Owned by Télé Inter-Rives, it is sister to Radio-Canada affiliate CKRT-DT and TVA affiliate CIMT-DT. This arrangement makes the station part of a so-called "triple-stick"—three stations owned by a single company. All three stations share studios located on Rue de la Chute and Rue Frontenac in Rivière-du-Loup. Like its two sister stations, it operates a second, "nested" low-power transmitter in Rivière-du-Loup. The area's rugged terrain makes the main signal practically unviewable in the lower portions of the city. This problem is exacerbated by the station's location on the UHF band (UHF stations have never gotten good reception in rugged terrain), as well as its relatively modest operating power. Its analogue signal only operated at 50,000 watts, and its digital signal operates at only 44,000 watts—roughly equivalent to 220,000 watts in analogue. The main signal is located on channel 29, while the rebroadcaster (CFTF-DT-6) is on channel 11. It also operates a rebroadcaster in Edmundston, New Brunswick—the only V rebroadcaster located outside of Quebec.

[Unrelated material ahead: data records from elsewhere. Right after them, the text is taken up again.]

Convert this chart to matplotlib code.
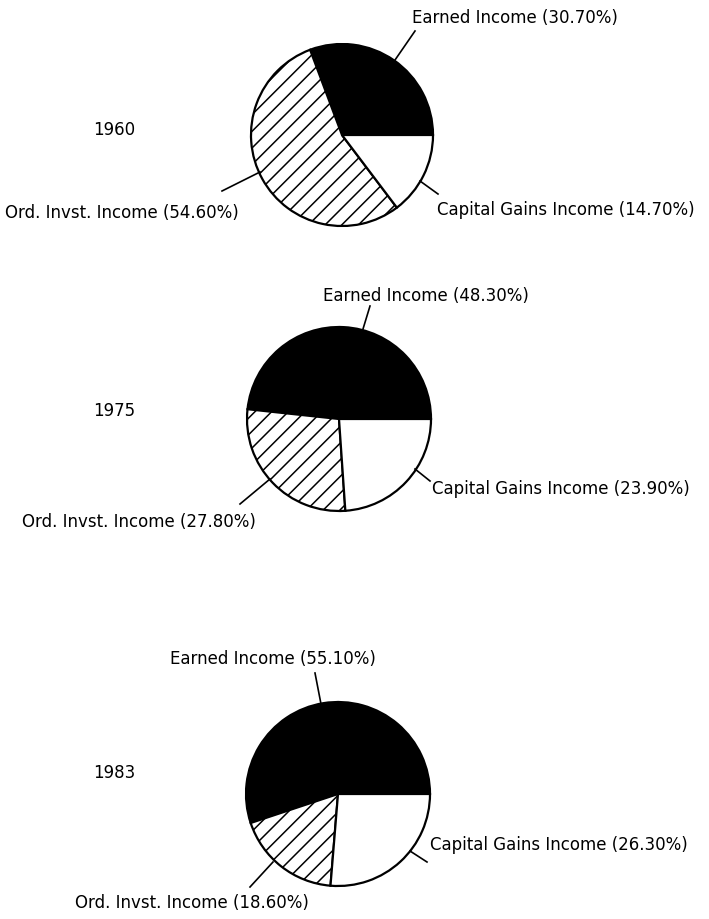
import matplotlib
matplotlib.use("Agg")
import matplotlib.pyplot as plt

plt.rcParams['font.family'] = ['DejaVu Sans']
plt.rcParams['hatch.linewidth'] = 1.1

# shares of income, in percent
years = ["1960", "1975", "1983"]
categories = ["Earned Income", "Ord. Invst. Income", "Capital Gains Income"]
earned = [30.70, 48.30, 55.10]
ord_invst = [54.60, 27.80, 18.60]
cap_gains = [14.70, 23.90, 26.30]

W, H = 709, 920

fig = plt.figure(figsize=(W / 100, H / 100), dpi=100)
ax = fig.add_axes([0, 0, 1, 1])

# layout in pixels from the top-left corner
centers = [(342, 136), (339, 420), (338, 795)]
radius = [91, 92, 92]
year_pos = [(93, 130), (93, 411), (93, 773)]
label_pos = [
    [(412, 18), (5, 213), (437, 210)],
    [(323, 296), (22, 522), (432, 489)],
    [(170, 659), (75, 903), (430, 845)],
]
leaders = [
    [((415, 32), (395, 61)), ((222, 192), (260, 173)), ((420, 182), (438, 195))],
    [((370, 307), (363, 330)), ((240, 505), (270, 480)), ((415, 470), (430, 482))],
    [((315, 674), (321, 705)), ((250, 888), (273, 863)), ((410, 852), (427, 863))],
]

def fy(y):
    return H - y

for i, yr in enumerate(years):
    vals = [earned[i], ord_invst[i], cap_gains[i]]
    cx, cy = centers[i]
    wedges, _ = ax.pie(vals, center=(cx, fy(cy)), radius=radius[i],
                       startangle=0, counterclock=True, frame=True,
                       colors=["black", "white", "white"],
                       wedgeprops=dict(edgecolor="black", linewidth=1.6))
    wedges[1].set_hatch("//")

    ax.text(year_pos[i][0], fy(year_pos[i][1]), yr, fontsize=12,
            ha="left", va="center")

    for j, cat in enumerate(categories):
        lx, ly = label_pos[i][j]
        ax.text(lx, fy(ly), f"{cat} ({vals[j]:.2f}%)", fontsize=12,
                ha="left", va="center")
        (x0, y0), (x1, y1) = leaders[i][j]
        ax.plot([x0, x1], [fy(y0), fy(y1)], color="black", lw=1.2)

ax.set_xlim(0, W)
ax.set_ylim(0, H)
ax.set_aspect("equal")
ax.axis("off")

fig.savefig("out.png", dpi=100, facecolor="white")
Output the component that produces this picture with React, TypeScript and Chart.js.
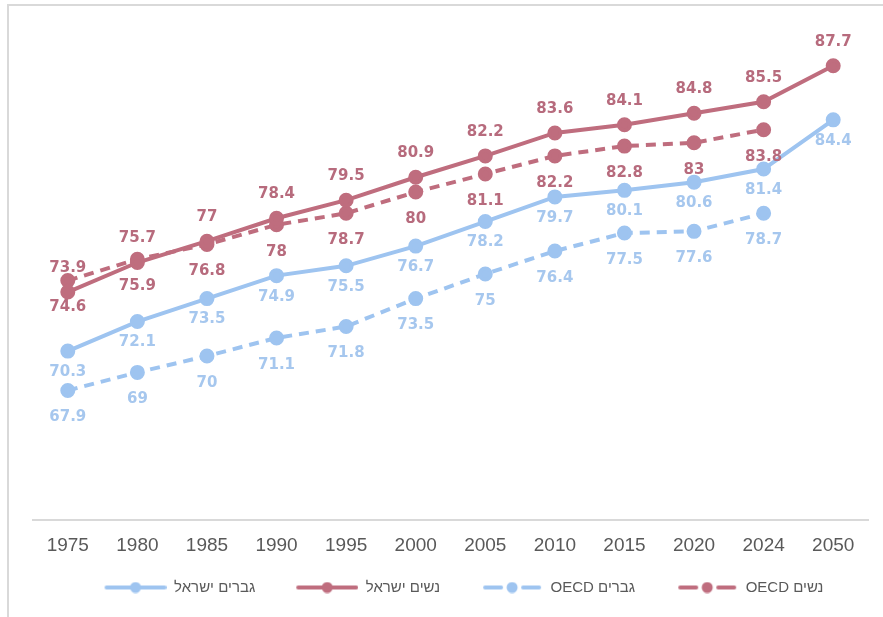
import React, { useEffect, useRef } from "react";
import { Chart, registerables } from "chart.js";

Chart.register(...registerables);

const years = ["1975", "1980", "1985", "1990", "1995", "2000", "2005", "2010", "2015", "2020", "2024", "2050"];
const menIsrael = [70.3, 72.1, 73.5, 74.9, 75.5, 76.7, 78.2, 79.7, 80.1, 80.6, 81.4, 84.4];
const womenIsrael = [73.9, 75.7, 77, 78.4, 79.5, 80.9, 82.2, 83.6, 84.1, 84.8, 85.5, 87.7];
const menOECD = [67.9, 69, 70, 71.1, 71.8, 73.5, 75, 76.4, 77.5, 77.6, 78.7, null];
const womenOECD = [74.6, 75.9, 76.8, 78, 78.7, 80, 81.1, 82.2, 82.8, 83, 83.8, null];
const seriesNames = ["גברים ישראל", "נשים ישראל", "גברים OECD", "נשים OECD"];

const RED = "#bf6d7e";
const BLUE = "#9ec4f0";
const RED_LABEL = "#b76b7d";
const BLUE_LABEL = "#a6c7ee";
const ICON_GAP = 27;

function makeLegendIcon(color: string, dashed: boolean) {
  const c = document.createElement("canvas");
  c.width = 62 + ICON_GAP;
  c.height = 12;
  const ctx = c.getContext("2d")!;
  ctx.translate(ICON_GAP, 0);
  ctx.strokeStyle = color;
  ctx.fillStyle = color;
  ctx.lineWidth = 4;
  ctx.lineCap = "round";
  if (dashed) {
    ctx.beginPath();
    ctx.moveTo(4, 6); ctx.lineTo(20, 6);
    ctx.moveTo(42, 6); ctx.lineTo(58, 6);
    ctx.stroke();
  } else {
    ctx.beginPath();
    ctx.moveTo(2, 6); ctx.lineTo(60, 6);
    ctx.stroke();
  }
  ctx.beginPath();
  ctx.arc(31, 6, 5.5, 0, Math.PI * 2);
  ctx.fill();
  return c;
}

const labelPlugin = {
  id: "valueLabels",
  afterDatasetsDraw(chart: any) {
    const ctx = chart.ctx;
    ctx.save();
    ctx.font = "bold 15px 'DejaVu Sans'";
    ctx.textAlign = "center";
    ctx.textBaseline = "middle";
    chart.data.datasets.forEach((ds: any, di: number) => {
      const meta = chart.getDatasetMeta(di);
      const offset = ds.labelOffset as number;
      ctx.fillStyle = ds.labelColor;
      meta.data.forEach((pt: any, i: number) => {
        const v = ds.data[i];
        if (v === null || v === undefined) return;
        ctx.fillText(String(v), pt.x, pt.y + offset);
      });
    });
    ctx.restore();
  },
};

export default function App() {
  const ref = useRef<HTMLCanvasElement>(null);
  useEffect(() => {
    document.body.style.margin = "0";
    const icons = [
      makeLegendIcon(BLUE, false),
      makeLegendIcon(RED, false),
      makeLegendIcon(BLUE, true),
      makeLegendIcon(RED, true),
    ];
    const common = {
      borderWidth: 4,
      pointRadius: 5.5,
      pointHoverRadius: 5.5,
      tension: 0,
      spanGaps: false,
    };
    const chart = new Chart(ref.current!, {
      type: "line",
      data: {
        labels: years,
        datasets: [
          { ...common, label: seriesNames[0], data: menIsrael, borderColor: BLUE, backgroundColor: BLUE, pointBackgroundColor: BLUE, pointBorderColor: BLUE, labelOffset: 21, labelColor: BLUE_LABEL } as any,
          { ...common, label: seriesNames[1], data: womenIsrael, borderColor: RED, backgroundColor: RED, pointBackgroundColor: RED, pointBorderColor: RED, labelOffset: -24, labelColor: RED_LABEL } as any,
          { ...common, label: seriesNames[2], data: menOECD, borderColor: BLUE, backgroundColor: BLUE, pointBackgroundColor: BLUE, pointBorderColor: BLUE, borderDash: [10, 7], labelOffset: 27, labelColor: BLUE_LABEL } as any,
          { ...common, label: seriesNames[3], data: womenOECD, borderColor: RED, backgroundColor: RED, pointBackgroundColor: RED, pointBorderColor: RED, borderDash: [10, 7], labelOffset: 27, labelColor: RED_LABEL } as any,
        ],
      },
      options: {
        animation: false,
        responsive: false,
        maintainAspectRatio: false,
        layout: { padding: { left: 33, right: 15, top: 28, bottom: 12 } },
        scales: {
          x: {
            offset: true,
            grid: { display: false, drawTicks: false },
            border: { display: true, color: "#d9d9d9", width: 2 },
            ticks: { color: "#595959", font: { family: "'Liberation Sans', Arial", size: 19 }, padding: 14, maxRotation: 0, autoSkip: false },
            afterFit: (s: any) => { s.height = 46; },
          },
          y: {
            display: false,
            min: 60,
            max: 90,
          },
        },
        plugins: {
          legend: {
            position: "bottom",
            textDirection: "rtl",
            labels: {
              usePointStyle: true,
              pointStyleWidth: 62 + ICON_GAP,
              padding: 14,
              color: "#595959",
              font: { family: "'Liberation Sans', 'DejaVu Sans', Arial", size: 15 },
              generateLabels: (ch: any) =>
                ch.data.datasets.map((ds: any, i: number) => ({
                  text: ds.label,
                  pointStyle: icons[i],
                  fillStyle: ds.borderColor,
                  strokeStyle: ds.borderColor,
                  fontColor: "#595959",
                  lineWidth: 0,
                  hidden: false,
                  datasetIndex: i,
                })),
            },
          },
          tooltip: { enabled: false },
        },
      },
      plugins: [labelPlugin],
    });
    return () => chart.destroy();
  }, []);
  return (
    <div style={{ position: "relative", width: 883, height: 617, background: "#fff", overflow: "hidden" }}>
      <div style={{ position: "absolute", left: 7, top: 4, right: 0, bottom: 0, borderTop: "2px solid #d9d9d9", borderLeft: "2px solid #d9d9d9" }} />
      <canvas ref={ref} width={883} height={617} style={{ position: "absolute", left: 0, top: 0 }} />
    </div>
  );
}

This station can also be seen on Vidéotron channel 5 and in high definition on digital channel 605. By way of its Edmundston rebroadcaster, it can also be seen on nearly all cable systems in northern New Brunswick.
The station airs a 15-minute regional newscast at 5:30 p.m. on weekdays from its Rivière-du-Loup studio, with additional reporting from a bureau in Carleton-sur-Mer, Quebec at co-owned CHAU.
On June 1, 2007, the CRTC approved a joint application by TQS and Télé Inter-Rives to convert the TQS station in Rimouski, CJPC-TV, from a rebroadcaster of CFJP Montreal to a semi-satellite of CFTF. As part of the deal, a news bureau would be built in Rimouski, and a limited amount of local programming would be added on CJPC.
CFTF-DT was approved by the CRTC for and converted all its transmitters to digital by the August 31, 2011 digital transition deadline, including its transmitters that were not required to convert by this deadline. Only its transmitters in Rivière-du-Loup were obligated to convert, as Rivière-du-Loup was a mandatory market for digital television conversion.